Georgia Tech outgained Kentucky in total yardage 371–324. Kentucky committed 1 turnover while Georgia Tech committed none. The Yellow Jackets were more efficient on third down conversions, converting 5 out of 13 attempts compared to Kentucky's 6 out of 16 attempts. Georgia Tech also converted both of its fourth down attempts, while Kentucky converted 2 out of 4 attempts.

Georgia Tech quarterback Justin Thomas completed 6 out of his 14 pass attempts for 105 yards and no touchdowns. Thomas was also Tech's second leading rusher, rushing for 42 yards on 9 attempts. The Yellow Jacket's leading receiver was Ricky Jeune, catching 3 passes for 59 yards.
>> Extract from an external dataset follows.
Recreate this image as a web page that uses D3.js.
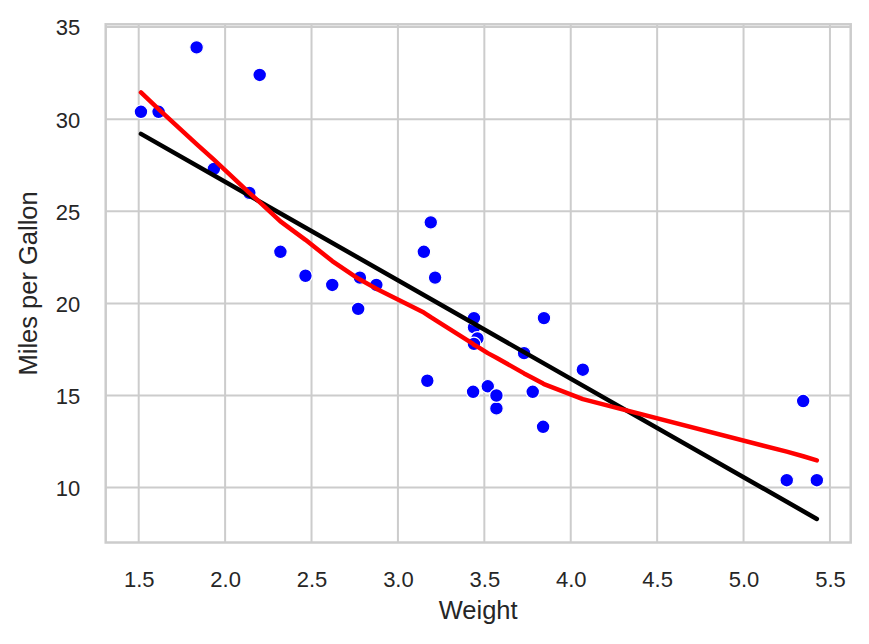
<!DOCTYPE html>
<html>
<head>
<meta charset="utf-8">
<script src="https://cdn.jsdelivr.net/npm/d3@7"></script>
<style>
html,body{margin:0;padding:0;background:#fff;}
svg text{font-family:"Liberation Sans",Arial,sans-serif;fill:#262626;}
</style>
</head>
<body>
<svg id="chart" width="869" height="644"></svg>
<script>
// Data (mtcars: weight in 1000 lbs, miles per gallon)
const weight = [2.620,2.875,2.320,3.215,3.440,3.460,3.570,3.190,3.150,3.440,3.440,4.070,3.730,3.780,5.250,5.424,5.345,2.200,1.615,1.835,2.465,3.520,3.435,3.840,3.845,1.935,2.140,1.513,3.170,2.770,3.570,2.780];
const mpg = [21.0,21.0,22.8,21.4,18.7,18.1,14.3,24.4,22.8,19.2,17.8,16.4,17.3,15.2,10.4,10.4,14.7,32.4,30.4,33.9,21.5,15.5,15.2,13.3,19.2,27.3,26.0,30.4,15.8,19.7,15.0,21.4];
// Linear fit line
const fitX = [1.513, 5.424];
const fitY = [29.2, 8.3];
// Lowess curve
const lowessX = [1.513,1.615,1.835,1.935,2.140,2.200,2.320,2.465,2.620,2.770,2.780,2.875,3.150,3.170,3.190,3.215,3.435,3.440,3.460,3.520,3.570,3.730,3.780,3.840,3.845,4.070,5.250,5.345,5.424];
const lowessY = [31.45,30.55,28.65,27.8,26.0,25.5,24.45,23.45,22.3,21.35,21.3,20.8,19.5,19.38,19.25,19.1,17.8,17.75,17.65,17.3,17.05,16.2,15.95,15.65,15.62,14.8,11.95,11.7,11.48];
const xTicks = [1.5,2.0,2.5,3.0,3.5,4.0,4.5,5.0,5.5];
const yTicks = [10,15,20,25,30,35];

const svg = d3.select("#chart");
const L = 105.7, R = 850.7, T = 24.3, B = 542.5;
const x = d3.scaleLinear().domain([1.309, 5.62]).range([L, R]);
const y = d3.scaleLinear().domain([7.02, 35.15]).range([B, T]);
const grid = "#cccccc";

// grid
svg.append("g").selectAll("line.gx").data(xTicks).join("line")
  .attr("x1", d => x(d)).attr("x2", d => x(d)).attr("y1", T).attr("y2", B)
  .attr("stroke", grid).attr("stroke-width", 2);
svg.append("g").selectAll("line.gy").data(yTicks).join("line")
  .attr("y1", d => y(d)).attr("y2", d => y(d)).attr("x1", L).attr("x2", R)
  .attr("stroke", grid).attr("stroke-width", 2);

// axes with d3 axis generators (no tick marks, labels only)
const xAxis = d3.axisBottom(x).tickValues(xTicks).tickFormat(d3.format(".1f")).tickSize(0).tickPadding(0);
const gx = svg.append("g").attr("transform", `translate(0,${B})`).call(xAxis);
gx.select(".domain").remove();
gx.selectAll("text").attr("dy", null).attr("y", 44.5).style("font-size", "22px").attr("fill", "#262626");

const yAxis = d3.axisLeft(y).tickValues(yTicks).tickFormat(d3.format("d")).tickSize(0).tickPadding(0);
const gy = svg.append("g").attr("transform", `translate(${L},0)`).call(yAxis);
gy.select(".domain").remove();
gy.selectAll("text").attr("x", -25.5).attr("dy", "0.36em").style("font-size", "22px").attr("fill", "#262626");

// frame
svg.append("rect").attr("x", L).attr("y", T).attr("width", R - L).attr("height", B - T)
  .attr("fill", "none").attr("stroke", grid).attr("stroke-width", 2.5);

// points
svg.append("g").selectAll("circle").data(weight.map((w, i) => [w, mpg[i]])).join("circle")
  .attr("cx", d => x(d[0])).attr("cy", d => y(d[1])).attr("r", 6.8)
  .attr("fill", "#0000ff").attr("stroke", "#ffffff").attr("stroke-width", 1.2);

// fit line
const line = d3.line().x(d => x(d[0])).y(d => y(d[1]));
svg.append("path").datum(fitX.map((v, i) => [v, fitY[i]])).attr("d", line)
  .attr("fill", "none").attr("stroke", "#000000").attr("stroke-width", 4.5).attr("stroke-linecap", "round");
// lowess line
svg.append("path").datum(lowessX.map((v, i) => [v, lowessY[i]])).attr("d", line)
  .attr("fill", "none").attr("stroke", "#ff0000").attr("stroke-width", 4.5)
  .attr("stroke-linecap", "round").attr("stroke-linejoin", "round");

// axis labels
svg.append("text").attr("x", (L + R) / 2).attr("y", 619).attr("text-anchor", "middle")
  .style("font-size", "25.5px").text("Weight");
svg.append("text").attr("transform", `translate(36.5,${(T + B) / 2}) rotate(-90)`)
  .attr("text-anchor", "middle").style("font-size", "25.5px").text("Miles per Gallon");
</script>
</body>
</html>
Kentucky quarterback Stephen Johnson completed 19 out of his 34 pass attempts for 175 yards and 1 touchdown. Johnson also was Kentucky's leading rusher, rushing for 49 yards and 1 touchdown. Running backs Stanley Williams and Benny Snell, who had both rushed for over 1,000 yards in the regular season, were held to only 69 combined rushing yards in the game. Dorian Baker was Kentucky's leading receiver, catching 2 passes for 38 yards and 1 touchdown.